_Job_
Would you write out the listing verbatim and skip every picture in it?

-- Begin Dataset section --

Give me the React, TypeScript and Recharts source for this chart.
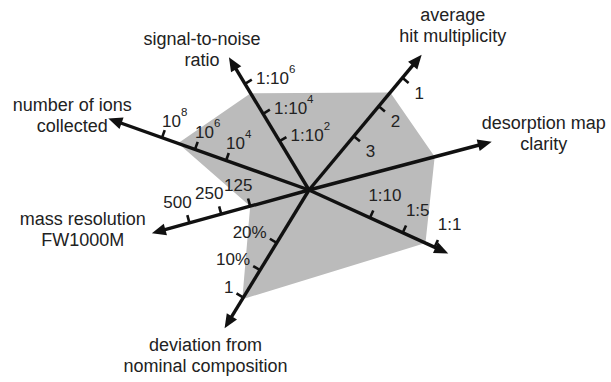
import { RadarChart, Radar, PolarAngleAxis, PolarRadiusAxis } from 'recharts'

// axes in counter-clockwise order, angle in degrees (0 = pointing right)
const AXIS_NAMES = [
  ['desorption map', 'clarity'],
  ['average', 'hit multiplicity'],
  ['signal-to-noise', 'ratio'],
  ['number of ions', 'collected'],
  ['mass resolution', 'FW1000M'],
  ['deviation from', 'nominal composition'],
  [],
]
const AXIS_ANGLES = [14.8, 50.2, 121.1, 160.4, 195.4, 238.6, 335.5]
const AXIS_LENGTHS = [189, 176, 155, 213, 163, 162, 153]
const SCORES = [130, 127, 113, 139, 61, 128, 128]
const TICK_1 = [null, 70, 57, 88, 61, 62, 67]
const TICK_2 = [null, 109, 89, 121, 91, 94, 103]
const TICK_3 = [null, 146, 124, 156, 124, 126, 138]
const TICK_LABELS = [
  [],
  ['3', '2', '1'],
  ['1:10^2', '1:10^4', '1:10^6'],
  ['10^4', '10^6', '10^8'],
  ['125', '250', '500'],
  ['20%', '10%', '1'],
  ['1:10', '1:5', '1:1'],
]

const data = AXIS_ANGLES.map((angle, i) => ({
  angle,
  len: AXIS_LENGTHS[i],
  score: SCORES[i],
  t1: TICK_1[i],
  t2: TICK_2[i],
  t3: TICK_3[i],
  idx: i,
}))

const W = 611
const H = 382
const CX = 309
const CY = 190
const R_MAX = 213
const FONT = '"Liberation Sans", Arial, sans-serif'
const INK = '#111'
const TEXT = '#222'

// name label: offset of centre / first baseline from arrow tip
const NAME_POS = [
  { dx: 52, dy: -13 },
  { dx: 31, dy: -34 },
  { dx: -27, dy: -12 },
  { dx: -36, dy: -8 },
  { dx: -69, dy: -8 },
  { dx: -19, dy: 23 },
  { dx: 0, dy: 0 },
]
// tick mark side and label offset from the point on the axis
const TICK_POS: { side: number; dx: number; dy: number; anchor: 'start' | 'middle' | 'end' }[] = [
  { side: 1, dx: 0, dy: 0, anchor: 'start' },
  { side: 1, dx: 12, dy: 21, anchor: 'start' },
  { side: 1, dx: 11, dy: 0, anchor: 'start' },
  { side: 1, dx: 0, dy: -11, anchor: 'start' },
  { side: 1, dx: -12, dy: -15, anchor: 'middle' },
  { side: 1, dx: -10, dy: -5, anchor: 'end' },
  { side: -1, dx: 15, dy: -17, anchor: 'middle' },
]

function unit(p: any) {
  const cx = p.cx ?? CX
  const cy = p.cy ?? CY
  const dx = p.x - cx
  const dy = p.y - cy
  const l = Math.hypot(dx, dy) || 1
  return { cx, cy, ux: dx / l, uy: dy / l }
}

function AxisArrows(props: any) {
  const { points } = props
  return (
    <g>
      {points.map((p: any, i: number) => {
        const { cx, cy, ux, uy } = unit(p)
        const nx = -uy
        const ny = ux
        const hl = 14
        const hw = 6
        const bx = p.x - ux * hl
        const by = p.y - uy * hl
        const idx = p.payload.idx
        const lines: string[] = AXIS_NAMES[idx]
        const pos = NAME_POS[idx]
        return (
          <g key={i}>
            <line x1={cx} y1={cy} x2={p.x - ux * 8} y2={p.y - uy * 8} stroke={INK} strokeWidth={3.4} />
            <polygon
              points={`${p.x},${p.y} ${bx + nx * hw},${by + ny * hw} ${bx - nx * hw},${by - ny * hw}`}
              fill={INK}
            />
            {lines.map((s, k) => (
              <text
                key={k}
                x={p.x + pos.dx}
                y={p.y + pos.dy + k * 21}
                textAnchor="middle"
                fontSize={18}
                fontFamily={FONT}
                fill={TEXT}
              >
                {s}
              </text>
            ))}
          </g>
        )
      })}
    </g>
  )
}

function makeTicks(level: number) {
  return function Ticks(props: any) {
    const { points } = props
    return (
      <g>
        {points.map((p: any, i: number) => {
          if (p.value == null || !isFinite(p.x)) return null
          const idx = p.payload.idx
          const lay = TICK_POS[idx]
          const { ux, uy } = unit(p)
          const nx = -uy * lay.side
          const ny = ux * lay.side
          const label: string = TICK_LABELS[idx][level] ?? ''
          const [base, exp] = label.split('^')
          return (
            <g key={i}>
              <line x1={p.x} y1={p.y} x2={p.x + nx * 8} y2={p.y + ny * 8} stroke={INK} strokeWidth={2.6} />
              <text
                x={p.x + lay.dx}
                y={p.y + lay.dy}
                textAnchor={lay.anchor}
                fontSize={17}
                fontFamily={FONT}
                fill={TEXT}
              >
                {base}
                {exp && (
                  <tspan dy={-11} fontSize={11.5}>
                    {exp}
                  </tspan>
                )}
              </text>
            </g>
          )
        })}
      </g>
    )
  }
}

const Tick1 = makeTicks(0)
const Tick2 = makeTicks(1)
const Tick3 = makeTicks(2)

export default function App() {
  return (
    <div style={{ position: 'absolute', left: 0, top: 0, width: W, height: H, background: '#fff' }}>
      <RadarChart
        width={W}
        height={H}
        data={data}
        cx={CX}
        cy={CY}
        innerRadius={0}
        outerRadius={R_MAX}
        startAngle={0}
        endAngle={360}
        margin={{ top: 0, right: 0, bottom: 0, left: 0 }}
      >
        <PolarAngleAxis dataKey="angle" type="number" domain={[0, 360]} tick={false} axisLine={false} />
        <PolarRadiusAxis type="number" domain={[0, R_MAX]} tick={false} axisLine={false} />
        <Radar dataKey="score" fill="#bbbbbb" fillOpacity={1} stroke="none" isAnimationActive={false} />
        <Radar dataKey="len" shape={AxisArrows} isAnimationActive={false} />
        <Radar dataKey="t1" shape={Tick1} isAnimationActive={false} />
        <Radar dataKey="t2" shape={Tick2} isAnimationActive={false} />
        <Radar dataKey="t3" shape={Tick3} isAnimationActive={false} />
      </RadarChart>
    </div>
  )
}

-- End Dataset section --

_Complete response_
Give me the React, TypeScript and Recharts source for this chart.
import { RadarChart, Radar, PolarAngleAxis, PolarRadiusAxis } from 'recharts'

// axes in counter-clockwise order, angle in degrees (0 = pointing right)
const AXIS_NAMES = [
  ['desorption map', 'clarity'],
  ['average', 'hit multiplicity'],
  ['signal-to-noise', 'ratio'],
  ['number of ions', 'collected'],
  ['mass resolution', 'FW1000M'],
  ['deviation from', 'nominal composition'],
  [],
]
const AXIS_ANGLES = [14.8, 50.2, 121.1, 160.4, 195.4, 238.6, 335.5]
const AXIS_LENGTHS = [189, 176, 155, 213, 163, 162, 153]
const SCORES = [130, 127, 113, 139, 61, 128, 128]
const TICK_1 = [null, 70, 57, 88, 61, 62, 67]
const TICK_2 = [null, 109, 89, 121, 91, 94, 103]
const TICK_3 = [null, 146, 124, 156, 124, 126, 138]
const TICK_LABELS = [
  [],
  ['3', '2', '1'],
  ['1:10^2', '1:10^4', '1:10^6'],
  ['10^4', '10^6', '10^8'],
  ['125', '250', '500'],
  ['20%', '10%', '1'],
  ['1:10', '1:5', '1:1'],
]

const data = AXIS_ANGLES.map((angle, i) => ({
  angle,
  len: AXIS_LENGTHS[i],
  score: SCORES[i],
  t1: TICK_1[i],
  t2: TICK_2[i],
  t3: TICK_3[i],
  idx: i,
}))

const W = 611
const H = 382
const CX = 309
const CY = 190
const R_MAX = 213
const FONT = '"Liberation Sans", Arial, sans-serif'
const INK = '#111'
const TEXT = '#222'

// name label: offset of centre / first baseline from arrow tip
const NAME_POS = [
  { dx: 52, dy: -13 },
  { dx: 31, dy: -34 },
  { dx: -27, dy: -12 },
  { dx: -36, dy: -8 },
  { dx: -69, dy: -8 },
  { dx: -19, dy: 23 },
  { dx: 0, dy: 0 },
]
// tick mark side and label offset from the point on the axis
const TICK_POS: { side: number; dx: number; dy: number; anchor: 'start' | 'middle' | 'end' }[] = [
  { side: 1, dx: 0, dy: 0, anchor: 'start' },
  { side: 1, dx: 12, dy: 21, anchor: 'start' },
  { side: 1, dx: 11, dy: 0, anchor: 'start' },
  { side: 1, dx: 0, dy: -11, anchor: 'start' },
  { side: 1, dx: -12, dy: -15, anchor: 'middle' },
  { side: 1, dx: -10, dy: -5, anchor: 'end' },
  { side: -1, dx: 15, dy: -17, anchor: 'middle' },
]

function unit(p: any) {
  const cx = p.cx ?? CX
  const cy = p.cy ?? CY
  const dx = p.x - cx
  const dy = p.y - cy
  const l = Math.hypot(dx, dy) || 1
  return { cx, cy, ux: dx / l, uy: dy / l }
}

function AxisArrows(props: any) {
  const { points } = props
  return (
    <g>
      {points.map((p: any, i: number) => {
        const { cx, cy, ux, uy } = unit(p)
        const nx = -uy
        const ny = ux
        const hl = 14
        const hw = 6
        const bx = p.x - ux * hl
        const by = p.y - uy * hl
        const idx = p.payload.idx
        const lines: string[] = AXIS_NAMES[idx]
        const pos = NAME_POS[idx]
        return (
          <g key={i}>
            <line x1={cx} y1={cy} x2={p.x - ux * 8} y2={p.y - uy * 8} stroke={INK} strokeWidth={3.4} />
            <polygon
              points={`${p.x},${p.y} ${bx + nx * hw},${by + ny * hw} ${bx - nx * hw},${by - ny * hw}`}
              fill={INK}
            />
            {lines.map((s, k) => (
              <text
                key={k}
                x={p.x + pos.dx}
                y={p.y + pos.dy + k * 21}
                textAnchor="middle"
                fontSize={18}
                fontFamily={FONT}
                fill={TEXT}
              >
                {s}
              </text>
            ))}
          </g>
        )
      })}
    </g>
  )
}

function makeTicks(level: number) {
  return function Ticks(props: any) {
    const { points } = props
    return (
      <g>
        {points.map((p: any, i: number) => {
          if (p.value == null || !isFinite(p.x)) return null
          const idx = p.payload.idx
          const lay = TICK_POS[idx]
          const { ux, uy } = unit(p)
          const nx = -uy * lay.side
          const ny = ux * lay.side
          const label: string = TICK_LABELS[idx][level] ?? ''
          const [base, exp] = label.split('^')
          return (
            <g key={i}>
              <line x1={p.x} y1={p.y} x2={p.x + nx * 8} y2={p.y + ny * 8} stroke={INK} strokeWidth={2.6} />
              <text
                x={p.x + lay.dx}
                y={p.y + lay.dy}
                textAnchor={lay.anchor}
                fontSize={17}
                fontFamily={FONT}
                fill={TEXT}
              >
                {base}
                {exp && (
                  <tspan dy={-11} fontSize={11.5}>
                    {exp}
                  </tspan>
                )}
              </text>
            </g>
          )
        })}
      </g>
    )
  }
}

const Tick1 = makeTicks(0)
const Tick2 = makeTicks(1)
const Tick3 = makeTicks(2)

export default function App() {
  return (
    <div style={{ position: 'absolute', left: 0, top: 0, width: W, height: H, background: '#fff' }}>
      <RadarChart
        width={W}
        height={H}
        data={data}
        cx={CX}
        cy={CY}
        innerRadius={0}
        outerRadius={R_MAX}
        startAngle={0}
        endAngle={360}
        margin={{ top: 0, right: 0, bottom: 0, left: 0 }}
      >
        <PolarAngleAxis dataKey="angle" type="number" domain={[0, 360]} tick={false} axisLine={false} />
        <PolarRadiusAxis type="number" domain={[0, R_MAX]} tick={false} axisLine={false} />
        <Radar dataKey="score" fill="#bbbbbb" fillOpacity={1} stroke="none" isAnimationActive={false} />
        <Radar dataKey="len" shape={AxisArrows} isAnimationActive={false} />
        <Radar dataKey="t1" shape={Tick1} isAnimationActive={false} />
        <Radar dataKey="t2" shape={Tick2} isAnimationActive={false} />
        <Radar dataKey="t3" shape={Tick3} isAnimationActive={false} />
      </RadarChart>
    </div>
  )
}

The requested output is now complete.